L'analisi tecnico-governativa allegata al disegno di legge del Governo sottolinea che l'entrata in vigore della legge di ratifica del Protocollo 13 comporterà l'abrogazione implicita della legge di ratifica del Protocollo 6 (legge n. 8, 2 gennaio 1989), limitatamente all'articolo 2 dello stesso Protocollo, articolo che prevedeva la possibilità di applicare la pena capitale in situazione di guerra o di pericolo imminente di guerra. L'abrogazione implicita deriva anche dal fatto che l'ordinamento giuridico italiano, sia a livello costituzionale che legislativo, è già in totale sintonia con le norme stabilite dal Protocollo 13, e ciò dal momento che, con la legge 589/1994, l'Italia ha abrogato la possibilità di comminare la pena di morte in determinate circostanze anche dal codice penale militare di guerra. Inoltre, la legge costituzionale del 2 ottobre 2007, numero 1, ha emendato l'articolo 27, comma 4 della Costituzione, eliminando il riferimento alla possibilità di applicare la pena di morte nei soli casi previsti dalle leggi militari di guerra. 

Oggi ci troviamo quindi a confermare una realtà che di fatto è già ben radicata nel nostro ordinamento giuridico, in perfetta linea con il resto d'Europa – eccetto la Bielorussia che continua ad essere un paese mantenitore e che infatti il 18 dicembre 2007, si astenne durante la votazione in seno all'Assemblea Generale delle Nazioni Unite di una Moratoria Universale delle esecuzioni capitali. Ecco, è stata quella una vittoria - 104 voti a favore, 54 contrari e 29 astenuti - per la quale l'Italia si è adoperata in primo piano, grazie anche all’impegno del Partito Radicale, di Nessuno Tocchi Caino che hanno fatto propria per oltre 13 anni la battaglia per la moratoria.

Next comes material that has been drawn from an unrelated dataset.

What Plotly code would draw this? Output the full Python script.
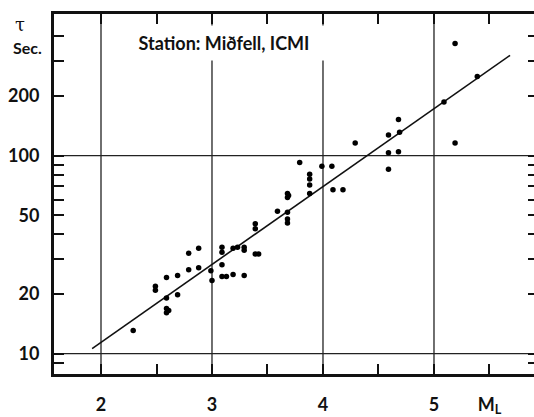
import plotly.graph_objects as go

# ---- data ----
magnitude = [2.29, 2.49, 2.49, 2.59, 2.59, 2.59, 2.59, 2.61, 2.69, 2.69,
             2.79, 2.79, 2.88, 2.88, 2.99, 3.00, 3.09, 3.09, 3.09, 3.09,
             3.13, 3.19, 3.19, 3.23, 3.29, 3.29, 3.29, 3.39, 3.42, 3.39,
             3.39, 3.59, 3.68, 3.68, 3.68, 3.68, 3.68, 3.69, 3.79, 3.88,
             3.88, 3.88, 3.88, 3.99, 4.08, 4.09, 4.18, 4.29, 4.59, 4.59,
             4.59, 4.68, 4.69, 4.68, 5.09, 5.19, 5.19, 5.39]
tau = [13.1, 21.9, 20.9, 24.2, 19.1, 16.9, 16.1, 16.5, 24.8, 19.8,
       32.1, 26.5, 34.0, 27.1, 26.2, 23.4, 34.4, 32.5, 28.1, 24.5,
       24.5, 25.1, 34.0, 34.4, 34.4, 33.3, 24.8, 31.8, 31.8, 45.2,
       42.7, 52.4, 51.8, 47.8, 45.7, 64.3, 61.4, 62.8, 92.4, 80.6,
       76.2, 71.1, 64.3, 88.3, 88.3, 67.3, 67.3, 115.9, 126.9, 103.5,
       85.3, 152.1, 131.3, 104.6, 186.6, 368.6, 115.9, 250.6]

fit_ml = [1.92, 5.685]
fit_tau = [10.6, 321.0]

x_tickvals = [2, 2.5, 3, 3.5, 4, 4.5, 5, 5.5]
x_ticktext = ["2", "", "3", "", "4", "", "5", "M<sub>L</sub>"]
y_tickvals = [9, 10, 20, 30, 40, 50, 60, 70, 80, 90, 100, 200, 300, 400]
y_ticktext = ["", "10", "20", "", "", "50", "", "", "", "", "100", "200", "", ""]
grid_ml = [2, 3, 4, 5]
grid_tau = [10, 100]

station_label = "Station: Miðfell, ICMI"

# ---- figure ----
W, H = 534, 417
L, R, T, B = 54, 0, 14, 34
FONT = "Lato"
X_RANGE = [1.5766, 5.901]
Y_RANGE = [0.897, 2.715]

fig = go.Figure()

fig.add_trace(go.Scatter(
    x=fit_ml, y=fit_tau, mode="lines",
    line=dict(color="#111111", width=1.6),
    showlegend=False, hoverinfo="skip"))

fig.add_trace(go.Scatter(
    x=magnitude, y=tau, mode="markers",
    marker=dict(color="#000000", size=5.5, line=dict(width=0)),
    showlegend=False))

# helper trace for the right-hand tick axis
fig.add_trace(go.Scatter(x=[], y=[], yaxis="y2", showlegend=False,
                         hoverinfo="skip"))

shapes = []
for g in grid_ml:
    shapes.append(dict(type="line", xref="x", yref="paper", x0=g, x1=g,
                       y0=0, y1=1, line=dict(color="#222222", width=1.3),
                       layer="below"))
for g in grid_tau:
    shapes.append(dict(type="line", xref="paper", yref="y", x0=0, x1=1,
                       y0=g, y1=g, line=dict(color="#222222", width=1.3),
                       layer="below"))

pw = W - L - R
ph = H - T - B


def px_to_paper(px, py):
    return (px - L) / pw, (H - B - py) / ph


annotations = []
sx, sy = px_to_paper(224, 44)
annotations.append(dict(
    text=station_label, xref="paper", yref="paper", x=sx, y=sy,
    xanchor="center", yanchor="middle", showarrow=False,
    font=dict(family=FONT, size=18, color="#111111", weight="bold"),
    bgcolor="white", width=206, height=24, borderpad=5))
tx, ty = px_to_paper(20, 25)
annotations.append(dict(
    text="τ", xref="paper", yref="paper", x=tx, y=ty,
    xanchor="center", yanchor="middle", showarrow=False,
    font=dict(family="DejaVu Serif", size=18, color="#111111")))
ex, ey = px_to_paper(27, 48)
annotations.append(dict(
    text="Sec.", xref="paper", yref="paper", x=ex, y=ey,
    xanchor="center", yanchor="middle", showarrow=False,
    font=dict(family=FONT, size=16, color="#111111", weight="bold")))

fig.update_layout(
    width=W, height=H,
    margin=dict(l=L, r=R, t=T, b=B, pad=0),
    paper_bgcolor="white", plot_bgcolor="white",
    shapes=shapes, annotations=annotations,
    xaxis=dict(
        range=X_RANGE, tickvals=x_tickvals, ticktext=x_ticktext,
        showgrid=False, zeroline=False,
        showline=True, linecolor="#111111", linewidth=3, mirror="ticks",
        ticks="inside", ticklen=10, tickwidth=1.5, tickcolor="#111111",
        ticklabelstandoff=12,
        tickfont=dict(family=FONT, size=18, color="#111111", weight="bold"),
        fixedrange=True),
    yaxis=dict(
        type="log", range=Y_RANGE, tickvals=y_tickvals, ticktext=y_ticktext,
        showgrid=False, zeroline=False,
        showline=True, linecolor="#111111", linewidth=3, mirror=False,
        ticks="inside", ticklen=10, tickwidth=1.5, tickcolor="#111111",
        ticklabelstandoff=8,
        tickfont=dict(family=FONT, size=18, color="#111111", weight="bold"),
        fixedrange=True),
    yaxis2=dict(
        type="log", range=Y_RANGE, overlaying="y", side="right",
        tickvals=y_tickvals, showticklabels=False,
        showgrid=False, zeroline=False, showline=False,
        ticks="inside", ticklen=6, tickwidth=1.5, tickcolor="#111111",
        fixedrange=True),
)

fig.write_html("out.html")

Eppure, è stato quello solo un punto di partenza. Il panorama mondiale è purtroppo ancora orribilmente macchiato dalla pena capitale a tutte le latitudini. Nel 2007, in Cina, dove esistono una settantina di reati capitali, le esecuzioni sono state almeno 5000; in Iran almeno 355; in Arabia Saudita almeno 166; in Pakistan almeno 134; negli Stati Uniti 42; in Iraq almeno 33; in Vietnam almeno 25 e la lista continua. Le esecuzioni, anche di minorenni, anche con le modalità più barbare come la lapidazione pubblica, continuano ad essere diffuse in una certa parte di mondo. Questa ratifica, che per noi può rappresentare una mera formalità, ha un valore morale che ci deve essere da lume: abbiamo il dovere di tradurla in un impegno politico anche verso quei Paesi che continuano a comminare la pena capitale, la maggior parte dei quali, come in Cina, Iran, Sudan, sotto la copertura del segreto di Stato, la qual cosa ci impedisce di accedere a dati esatti, a volte nemmeno approssimativi, relativamente al numero delle esecuzioni.

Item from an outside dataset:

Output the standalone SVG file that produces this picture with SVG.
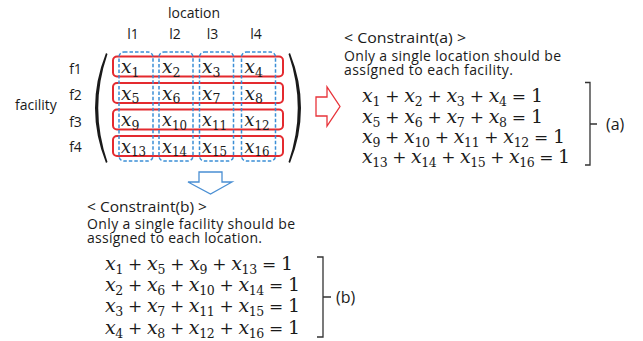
<svg xmlns="http://www.w3.org/2000/svg" width="643" height="341" viewBox="0 0 643 341">
<style>
.t{font-family:"Open Sans","Liberation Sans",sans-serif;font-size:14px;fill:#1a1a1a}
.big{font-size:16px}
.c{text-anchor:middle}
.m{font-family:"DejaVu Serif",serif;font-size:19px;fill:#1a1a1a}
.mm{font-family:"DejaVu Serif",serif;font-size:18.5px;fill:#1a1a1a}
.v{font-style:italic}
.s{font-size:12.5px}
.o{font-size:17px}
.row{fill:none;stroke:#e42a2f;stroke-width:2}
.col{fill:none;stroke:#3b8ed6;stroke-width:1.5;stroke-dasharray:3.5 2}
.br{fill:none;stroke:#333;stroke-width:1.3}
</style>
<rect width="643" height="341" fill="#fff"/>
<g id="matrix">
<text class="t c" x="194" y="18">location</text>
<text class="t c" x="133" y="38.5">l1</text>
<text class="t c" x="175" y="38.5">l2</text>
<text class="t c" x="212.5" y="38.5">l3</text>
<text class="t c" x="256" y="38.5">l4</text>
<text class="t" x="15" y="110">facility</text>
<text class="t c" x="75.5" y="73.5">f1</text>
<text class="t c" x="75.5" y="99.5">f2</text>
<text class="t c" x="75.5" y="127">f3</text>
<text class="t c" x="75.5" y="152">f4</text>
<path d="M106,53 Q84,108 106,163 L107.5,162 Q89,108 107.5,54 Z" fill="#1a1a1a"/>
<path d="M290,53 Q312,108 290,163 L288.5,162 Q307,108 288.5,54 Z" fill="#1a1a1a"/>
<rect class="row" x="113" y="56.5" width="170" height="20" rx="4"/>
<rect class="row" x="113" y="83" width="170" height="20" rx="4"/>
<rect class="row" x="113" y="109.5" width="170" height="20" rx="4"/>
<rect class="row" x="113" y="136" width="170" height="20" rx="4"/>
<rect class="col" x="119" y="52" width="34" height="109" rx="5"/>
<rect class="col" x="159" y="52" width="34" height="109" rx="5"/>
<rect class="col" x="199.5" y="52" width="34" height="109" rx="5"/>
<rect class="col" x="241.5" y="52" width="34" height="109" rx="5"/>
<g class="mm">
<text x="121" y="73"><tspan class="v">x</tspan><tspan class="s" dy="3.5">1</tspan></text>
<text x="162" y="73"><tspan class="v">x</tspan><tspan class="s" dy="3.5">2</tspan></text>
<text x="202" y="73"><tspan class="v">x</tspan><tspan class="s" dy="3.5">3</tspan></text>
<text x="244.5" y="73"><tspan class="v">x</tspan><tspan class="s" dy="3.5">4</tspan></text>
<text x="121" y="99.5"><tspan class="v">x</tspan><tspan class="s" dy="3.5">5</tspan></text>
<text x="162" y="99.5"><tspan class="v">x</tspan><tspan class="s" dy="3.5">6</tspan></text>
<text x="202" y="99.5"><tspan class="v">x</tspan><tspan class="s" dy="3.5">7</tspan></text>
<text x="244.5" y="99.5"><tspan class="v">x</tspan><tspan class="s" dy="3.5">8</tspan></text>
<text x="121" y="126"><tspan class="v">x</tspan><tspan class="s" dy="3.5">9</tspan></text>
<text x="162" y="126" textLength="25" lengthAdjust="spacingAndGlyphs"><tspan class="v">x</tspan><tspan class="s" dy="3.5">10</tspan></text>
<text x="202" y="126" textLength="25" lengthAdjust="spacingAndGlyphs"><tspan class="v">x</tspan><tspan class="s" dy="3.5">11</tspan></text>
<text x="244.5" y="126" textLength="25" lengthAdjust="spacingAndGlyphs"><tspan class="v">x</tspan><tspan class="s" dy="3.5">12</tspan></text>
<text x="121" y="152.5" textLength="25" lengthAdjust="spacingAndGlyphs"><tspan class="v">x</tspan><tspan class="s" dy="3.5">13</tspan></text>
<text x="162" y="152.5" textLength="25" lengthAdjust="spacingAndGlyphs"><tspan class="v">x</tspan><tspan class="s" dy="3.5">14</tspan></text>
<text x="202" y="152.5" textLength="25" lengthAdjust="spacingAndGlyphs"><tspan class="v">x</tspan><tspan class="s" dy="3.5">15</tspan></text>
<text x="244.5" y="152.5" textLength="25" lengthAdjust="spacingAndGlyphs"><tspan class="v">x</tspan><tspan class="s" dy="3.5">16</tspan></text>
</g>
</g>
<g id="connectors">
<path d="M316,97 H327 V87 L340,106.5 L327,126 V116 H316 Z" fill="#fff" stroke="#e8333a" stroke-width="1.3"/>
<path d="M199,172 H222 V182 H232 L210.5,194 L188,182 H199 Z" fill="#fff" stroke="#4a8fd3" stroke-width="1.3"/>
</g>
<g id="constraint-a">
<text class="t" x="344" y="43" textLength="122" lengthAdjust="spacingAndGlyphs">&lt; Constraint(a) &gt;</text>
<text class="t" x="344" y="61" textLength="217" lengthAdjust="spacing">Only a single location should be</text>
<text class="t" x="344" y="74.5" textLength="169" lengthAdjust="spacing">assigned to each facility.</text>
<text class="m" x="362" y="102" textLength="181" lengthAdjust="spacing"><tspan class="v">x</tspan><tspan class="s" dy="4">1</tspan><tspan class="o" dy="-4"> + </tspan><tspan class="v">x</tspan><tspan class="s" dy="4">2</tspan><tspan class="o" dy="-4"> + </tspan><tspan class="v">x</tspan><tspan class="s" dy="4">3</tspan><tspan class="o" dy="-4"> + </tspan><tspan class="v">x</tspan><tspan class="s" dy="4">4</tspan><tspan class="o" dy="-4"> = </tspan><tspan>1</tspan></text>
<text class="m" x="362" y="122.5" textLength="181" lengthAdjust="spacing"><tspan class="v">x</tspan><tspan class="s" dy="4">5</tspan><tspan class="o" dy="-4"> + </tspan><tspan class="v">x</tspan><tspan class="s" dy="4">6</tspan><tspan class="o" dy="-4"> + </tspan><tspan class="v">x</tspan><tspan class="s" dy="4">7</tspan><tspan class="o" dy="-4"> + </tspan><tspan class="v">x</tspan><tspan class="s" dy="4">8</tspan><tspan class="o" dy="-4"> = </tspan><tspan>1</tspan></text>
<text class="m" x="362" y="142.5" textLength="203" lengthAdjust="spacing"><tspan class="v">x</tspan><tspan class="s" dy="4">9</tspan><tspan class="o" dy="-4"> + </tspan><tspan class="v">x</tspan><tspan class="s" dy="4">10</tspan><tspan class="o" dy="-4"> + </tspan><tspan class="v">x</tspan><tspan class="s" dy="4">11</tspan><tspan class="o" dy="-4"> + </tspan><tspan class="v">x</tspan><tspan class="s" dy="4">12</tspan><tspan class="o" dy="-4"> = </tspan><tspan>1</tspan></text>
<text class="m" x="362" y="162.5" textLength="208" lengthAdjust="spacing"><tspan class="v">x</tspan><tspan class="s" dy="4">13</tspan><tspan class="o" dy="-4"> + </tspan><tspan class="v">x</tspan><tspan class="s" dy="4">14</tspan><tspan class="o" dy="-4"> + </tspan><tspan class="v">x</tspan><tspan class="s" dy="4">15</tspan><tspan class="o" dy="-4"> + </tspan><tspan class="v">x</tspan><tspan class="s" dy="4">16</tspan><tspan class="o" dy="-4"> = </tspan><tspan>1</tspan></text>
<path class="br" d="M585,82.5 H590 V165 H585 M590,124 H597"/>
<text class="t big" x="606" y="130">(a)</text>
</g>
<g id="constraint-b">
<text class="t" x="87" y="211.5" textLength="120" lengthAdjust="spacingAndGlyphs">&lt; Constraint(b) &gt;</text>
<text class="t" x="87" y="229" textLength="208" lengthAdjust="spacing">Only a single facility should be</text>
<text class="t" x="87" y="242.5" textLength="175" lengthAdjust="spacing">assigned to each location.</text>
<text class="m" x="105" y="270" textLength="188" lengthAdjust="spacing"><tspan class="v">x</tspan><tspan class="s" dy="4">1</tspan><tspan class="o" dy="-4"> + </tspan><tspan class="v">x</tspan><tspan class="s" dy="4">5</tspan><tspan class="o" dy="-4"> + </tspan><tspan class="v">x</tspan><tspan class="s" dy="4">9</tspan><tspan class="o" dy="-4"> + </tspan><tspan class="v">x</tspan><tspan class="s" dy="4">13</tspan><tspan class="o" dy="-4"> = </tspan><tspan>1</tspan></text>
<text class="m" x="105" y="291" textLength="195" lengthAdjust="spacing"><tspan class="v">x</tspan><tspan class="s" dy="4">2</tspan><tspan class="o" dy="-4"> + </tspan><tspan class="v">x</tspan><tspan class="s" dy="4">6</tspan><tspan class="o" dy="-4"> + </tspan><tspan class="v">x</tspan><tspan class="s" dy="4">10</tspan><tspan class="o" dy="-4"> + </tspan><tspan class="v">x</tspan><tspan class="s" dy="4">14</tspan><tspan class="o" dy="-4"> = </tspan><tspan>1</tspan></text>
<text class="m" x="105" y="312" textLength="195" lengthAdjust="spacing"><tspan class="v">x</tspan><tspan class="s" dy="4">3</tspan><tspan class="o" dy="-4"> + </tspan><tspan class="v">x</tspan><tspan class="s" dy="4">7</tspan><tspan class="o" dy="-4"> + </tspan><tspan class="v">x</tspan><tspan class="s" dy="4">11</tspan><tspan class="o" dy="-4"> + </tspan><tspan class="v">x</tspan><tspan class="s" dy="4">15</tspan><tspan class="o" dy="-4"> = </tspan><tspan>1</tspan></text>
<text class="m" x="105" y="333.5" textLength="195" lengthAdjust="spacing"><tspan class="v">x</tspan><tspan class="s" dy="4">4</tspan><tspan class="o" dy="-4"> + </tspan><tspan class="v">x</tspan><tspan class="s" dy="4">8</tspan><tspan class="o" dy="-4"> + </tspan><tspan class="v">x</tspan><tspan class="s" dy="4">12</tspan><tspan class="o" dy="-4"> + </tspan><tspan class="v">x</tspan><tspan class="s" dy="4">16</tspan><tspan class="o" dy="-4"> = </tspan><tspan>1</tspan></text>
<path class="br" d="M317,257 H323 V337 H317 M323,297 H331"/>
<text class="t big" x="336" y="303">(b)</text>
</g>
</svg>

La Convenzione per la salvaguardia dei diritti dell'uomo e delle libertà fondamentali fu firmata a Roma il 4 novembre 1950, entrando in vigore in Italia nel 1955, con lo scopo di sancire diritti e libertà fondamentali, tra cui il "diritto alla vita". L’Europa, appunto in quegli anni, cercava la sua rinascita morale dall’orrore immenso in cui aveva trasformato il suo continente, rendendolo una cella di morte per donne, uomini, bambini innocenti, condannati a morte a causa di motivi etnici, religiosi e politici. Nasceva allora la necessità nelle nostre legislazioni di affermare “il diritto alla vita”. Oggi, a quasi 60 anni di distanza, possiamo guardare con orgoglio alla regolamentazione che le nostre democrazie libere si sono date, all'omogeneità della legislazione europea in questo senso e alla cooperazione in sede internazionale per l'approvazione della moratoria universale. Dobbiamo ora impegnarci per esportare queste libertà e garantire il "diritto alla vita" anche al di fuori dei confini dell'Europa.